Plotting code records
------------------------------------------------------------------------

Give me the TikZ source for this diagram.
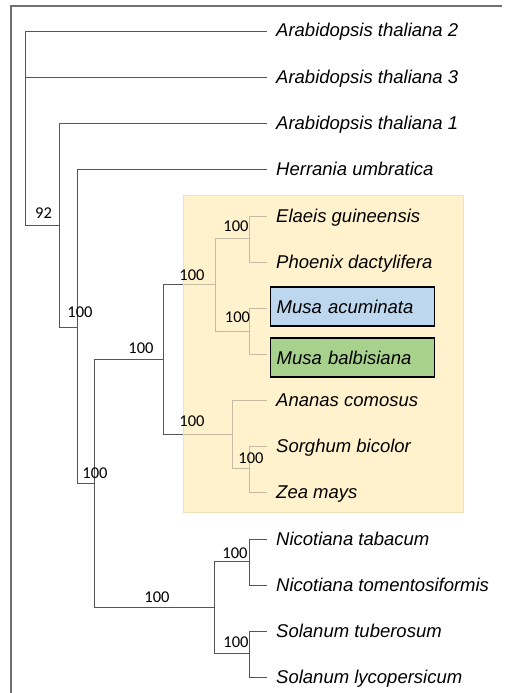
\documentclass[tikz,border=0pt]{standalone}
\usepackage{fontspec}
\setmainfont{Liberation Sans}
\newfontfamily\bsfont{Carlito}
\definecolor{treeline}{HTML}{555555}
\definecolor{framegray}{HTML}{707070}
\definecolor{cladebg}{HTML}{FFF2CC}
\definecolor{cladeedge}{HTML}{F2E2B8}
\definecolor{musablue}{HTML}{BDD7EE}
\definecolor{musagreen}{HTML}{A9D18E}
\tikzset{
  branch/.style={draw=treeline, line width=0.9pt},
  taxon/.style={anchor=base west, inner sep=0pt, font=\fontsize{18.5}{20}\selectfont\itshape},
  boot/.style={anchor=center, inner sep=0pt, font=\bsfont\fontsize{16.5}{18}\selectfont},
  musabox/.style={draw=black, line width=1.3pt, anchor=west, minimum height=39pt,
    inner xsep=6pt, inner ysep=0pt, text width=152pt, font=\fontsize{18.5}{20}\selectfont\itshape},
  framestyle/.style={draw=framegray, line width=1.6pt}
}
\begin{document}
\begin{tikzpicture}[x=1pt,y=-1pt]
\useasboundingbox (0,0) rectangle (507,693);
% frame
\coordinate (fb) at (11,693);
\coordinate (ftl) at (11,6);
\coordinate (ftr) at (502,6);
\draw[framestyle] (fb) -- (ftl) -- (ftr);
% clade background
\fill[cladebg] (183,195) rectangle (463,512);
% tips
\coordinate (tAr2) at (267,31);
\coordinate (tAr3) at (267,77);
\coordinate (tAr1) at (267,123);
\coordinate (tHer) at (267,169);
\coordinate (tEla) at (267,216);
\coordinate (tPho) at (267,262);
\coordinate (tMac) at (267,308);
\coordinate (tMba) at (267,354);
\coordinate (tAna) at (267,400);
\coordinate (tSor) at (267,446);
\coordinate (tZea) at (267,492);
\coordinate (tNta) at (267,539);
\coordinate (tNto) at (267,585);
\coordinate (tStu) at (267,631);
\coordinate (tSly) at (267,677);
% internal nodes
\coordinate (r0) at (25,128);
\coordinate (n1) at (59,225);
\coordinate (n2) at (77,327);
\coordinate (n3) at (94,483);
\coordinate (n4) at (163,359);
\coordinate (n5) at (215,284);
\coordinate (n6) at (249,238);
\coordinate (n7) at (249,331);
\coordinate (n8) at (232,434);
\coordinate (n8b) at (249,468);
\coordinate (n9) at (214,607);
\coordinate (n10) at (249,561);
\coordinate (n11) at (249,653);
% branches
\draw[branch] (r0) |- (tAr2);
\draw[branch] (r0) |- (tAr3);
\draw[branch] (r0) |- (n1);
\draw[branch] (n1) |- (tAr1);
\draw[branch] (n1) |- (n2);
\draw[branch] (n2) |- (tHer);
\draw[branch] (n2) |- (n3);
\draw[branch] (n3) |- (n4);
\draw[branch] (n3) |- (n9);
\draw[branch] (n4) |- (n5);
\draw[branch] (n4) |- (n8);
\draw[branch] (n5) |- (n6);
\draw[branch] (n5) |- (n7);
\draw[branch] (n6) |- (tEla);
\draw[branch] (n6) |- (tPho);
\draw[branch] (n7) |- (tMac);
\draw[branch] (n7) |- (tMba);
\draw[branch] (n8) |- (tAna);
\draw[branch] (n8) |- (n8b);
\draw[branch] (n8b) |- (tSor);
\draw[branch] (n8b) |- (tZea);
\draw[branch] (n9) |- (n10);
\draw[branch] (n9) |- (n11);
\draw[branch] (n10) |- (tNta);
\draw[branch] (n10) |- (tNto);
\draw[branch] (n11) |- (tStu);
\draw[branch] (n11) |- (tSly);
% tint over clade
\fill[cladebg, fill opacity=0.65] (183,195) rectangle (463,512);
\draw[cladeedge, line width=0.6pt] (183,195) rectangle (463,512);
% taxon labels
\node[taxon] (lAr2) at (276,37) {Arabidopsis thaliana 2};
\node[taxon] (lAr3) at (276,83) {Arabidopsis thaliana 3};
\node[taxon] (lAr1) at (276,129) {Arabidopsis thaliana 1};
\node[taxon] (lHer) at (276,175) {Herrania umbratica};
\node[taxon] (lEla) at (276,222) {Elaeis guineensis};
\node[taxon] (lPho) at (276,268) {Phoenix dactylifera};
\node[musabox, fill=musablue] (lMac) at (270,306.5) {Musa acuminata};
\node[musabox, fill=musagreen] (lMba) at (270,357.5) {Musa balbisiana};
\node[taxon] (lAna) at (276,406) {Ananas comosus};
\node[taxon] (lSor) at (276,452) {Sorghum bicolor};
\node[taxon] (lZea) at (276,498) {Zea mays};
\node[taxon] (lNta) at (276,545) {Nicotiana tabacum};
\node[taxon] (lNto) at (276,591) {Nicotiana tomentosiformis};
\node[taxon] (lStu) at (276,637) {Solanum tuberosum};
\node[taxon] (lSly) at (276,683) {Solanum lycopersicum};
% bootstrap values
\node[boot] (b1) at (43.5,213) {92};
\node[boot] (b2) at (80,312) {100};
\node[boot] (b3) at (95,473) {100};
\node[boot] (b4) at (141,348) {100};
\node[boot] (b5) at (192,275) {100};
\node[boot] (b6) at (192,421) {100};
\node[boot] (b7) at (236,226) {100};
\node[boot] (b8) at (237.5,317) {100};
\node[boot] (b9) at (251,458) {100};
\node[boot] (b10) at (157,597) {100};
\node[boot] (b11) at (235,553) {100};
\node[boot] (b12) at (236,642) {100};
\end{tikzpicture}
\end{document}
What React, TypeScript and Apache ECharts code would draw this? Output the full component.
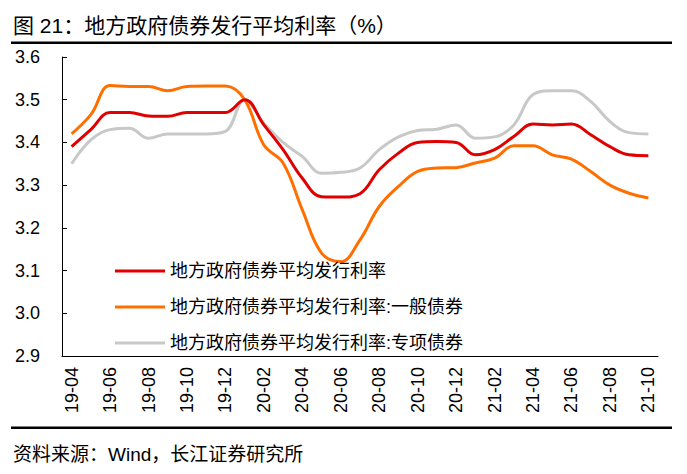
import React, { useEffect, useRef } from "react";
import * as echarts from "echarts";

const months = [
  "19-04", "19-05", "19-06", "19-07", "19-08", "19-09", "19-10", "19-11", "19-12",
  "20-01", "20-02", "20-03", "20-04", "20-05", "20-06", "20-07", "20-08", "20-09",
  "20-10", "20-11", "20-12", "21-01", "21-02", "21-03", "21-04", "21-05", "21-06",
  "21-07", "21-08", "21-09", "21-10",
];

const avgRate = [
  3.39, 3.43, 3.47, 3.47, 3.462, 3.461, 3.47, 3.47, 3.47,
  3.50, 3.441, 3.383, 3.316, 3.273, 3.272, 3.28, 3.336, 3.375,
  3.40, 3.402, 3.40, 3.371, 3.383, 3.414, 3.443, 3.441, 3.443,
  3.418, 3.39, 3.371, 3.369,
];

const generalRate = [
  3.42, 3.465, 3.533, 3.531, 3.531, 3.521, 3.531, 3.532, 3.532,
  3.50, 3.394, 3.352, 3.242, 3.141, 3.121, 3.172, 3.25, 3.297,
  3.332, 3.34, 3.341, 3.352, 3.363, 3.392, 3.392, 3.371, 3.361,
  3.332, 3.30, 3.281, 3.27,
];

const specialRate = [
  3.35, 3.406, 3.43, 3.433, 3.41, 3.42, 3.42, 3.42, 3.426,
  3.50, 3.445, 3.40, 3.367, 3.328, 3.33, 3.34, 3.383, 3.413,
  3.428, 3.431, 3.441, 3.41, 3.413, 3.441, 3.512, 3.521, 3.521,
  3.496, 3.449, 3.423, 3.42,
];

const seriesNames = [
  "地方政府债券平均发行利率",
  "地方政府债券平均发行利率:一般债券",
  "地方政府债券平均发行利率:专项债券",
];

const titleText = "图 21：地方政府债券发行平均利率（%）";
const sourceText = "资料来源：Wind，长江证券研究所";

const FONT = '"Liberation Sans", Arial, "Noto Sans CJK SC", sans-serif';

export default function App() {
  const ref = useRef<HTMLDivElement>(null);

  useEffect(() => {
    if (!ref.current) return;
    const chart = echarts.init(ref.current, undefined, { renderer: "svg" });
    const colors = ["#E00000", "#FF6F00", "#C8C8C8"];
    const data = [avgRate, generalRate, specialRate];
    chart.setOption({
      animation: false,
      textStyle: { fontFamily: FONT },
      grid: { left: 62, right: 29, top: 57, bottom: 118, containLabel: false },
      legend: {
        orient: "vertical",
        left: 110,
        top: 256,
        icon: "rect",
        itemWidth: 50,
        itemHeight: 3,
        itemGap: 16,
        textStyle: { fontSize: 18, color: "#000", fontFamily: FONT, lineHeight: 20 },
        data: seriesNames,
      },
      xAxis: {
        type: "category",
        data: months,
        boundaryGap: true,
        axisLine: { lineStyle: { color: "#000", width: 1 } },
        axisTick: { inside: true, length: 5, interval: 1, lineStyle: { color: "#000" } },
        axisLabel: {
          interval: 1,
          rotate: 90,
          margin: 11,
          fontSize: 18,
          color: "#000",
          fontFamily: FONT,
        },
        splitLine: { show: false },
      },
      yAxis: {
        type: "value",
        min: 2.9,
        max: 3.6,
        interval: 0.1,
        axisLine: { show: true, lineStyle: { color: "#000", width: 1 } },
        axisTick: { show: true, inside: true, length: 5, lineStyle: { color: "#000" } },
        axisLabel: {
          margin: 22,
          fontSize: 18,
          color: "#000",
          fontFamily: FONT,
          formatter: (v: number) => v.toFixed(1),
        },
        splitLine: { show: false },
      },
      series: seriesNames.map((name, i) => ({
        name,
        type: "line",
        data: data[i],
        smooth: 0.4,
        showSymbol: false,
        symbol: "none",
        lineStyle: { color: colors[i], width: 3 },
        itemStyle: { color: colors[i] },
        z: 3 - i,
      })),
      graphic: [
        {
          type: "text",
          left: 13,
          top: 15,
          style: { text: titleText, font: `21px ${FONT}`, fill: "#000" },
        },
        {
          type: "line",
          shape: { x1: 11, y1: 42.7, x2: 672, y2: 42.7 },
          style: { stroke: "#000", lineWidth: 2.5 },
        },
        {
          type: "line",
          shape: { x1: 11, y1: 427.7, x2: 672, y2: 427.7 },
          style: { stroke: "#000", lineWidth: 2.5 },
        },
        {
          type: "text",
          left: 13,
          top: 445,
          style: { text: sourceText, font: `19px ${FONT}`, fill: "#000" },
        },
      ],
    });
    return () => chart.dispose();
  }, []);

  return (
    <div
      ref={ref}
      style={{ position: "fixed", left: 0, top: 0, width: 687, height: 474, background: "#fff" }}
    />
  );
}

------------------------------------------------------------------------

WHAT THIS TASK INVOLVES:
Write out exactly the lines from the one that has "What React, TypeScript" down to the one that has "const ref = useRef<HTMLDivElement>(null);", including both. Pictures stay out of the copy.

ANSWER TO THIS PROBLEM:
What React, TypeScript and Apache ECharts code would draw this? Output the full component.
import React, { useEffect, useRef } from "react";
import * as echarts from "echarts";

const months = [
  "19-04", "19-05", "19-06", "19-07", "19-08", "19-09", "19-10", "19-11", "19-12",
  "20-01", "20-02", "20-03", "20-04", "20-05", "20-06", "20-07", "20-08", "20-09",
  "20-10", "20-11", "20-12", "21-01", "21-02", "21-03", "21-04", "21-05", "21-06",
  "21-07", "21-08", "21-09", "21-10",
];

const avgRate = [
  3.39, 3.43, 3.47, 3.47, 3.462, 3.461, 3.47, 3.47, 3.47,
  3.50, 3.441, 3.383, 3.316, 3.273, 3.272, 3.28, 3.336, 3.375,
  3.40, 3.402, 3.40, 3.371, 3.383, 3.414, 3.443, 3.441, 3.443,
  3.418, 3.39, 3.371, 3.369,
];

const generalRate = [
  3.42, 3.465, 3.533, 3.531, 3.531, 3.521, 3.531, 3.532, 3.532,
  3.50, 3.394, 3.352, 3.242, 3.141, 3.121, 3.172, 3.25, 3.297,
  3.332, 3.34, 3.341, 3.352, 3.363, 3.392, 3.392, 3.371, 3.361,
  3.332, 3.30, 3.281, 3.27,
];

const specialRate = [
  3.35, 3.406, 3.43, 3.433, 3.41, 3.42, 3.42, 3.42, 3.426,
  3.50, 3.445, 3.40, 3.367, 3.328, 3.33, 3.34, 3.383, 3.413,
  3.428, 3.431, 3.441, 3.41, 3.413, 3.441, 3.512, 3.521, 3.521,
  3.496, 3.449, 3.423, 3.42,
];

const seriesNames = [
  "地方政府债券平均发行利率",
  "地方政府债券平均发行利率:一般债券",
  "地方政府债券平均发行利率:专项债券",
];

const titleText = "图 21：地方政府债券发行平均利率（%）";
const sourceText = "资料来源：Wind，长江证券研究所";

const FONT = '"Liberation Sans", Arial, "Noto Sans CJK SC", sans-serif';

export default function App() {
  const ref = useRef<HTMLDivElement>(null);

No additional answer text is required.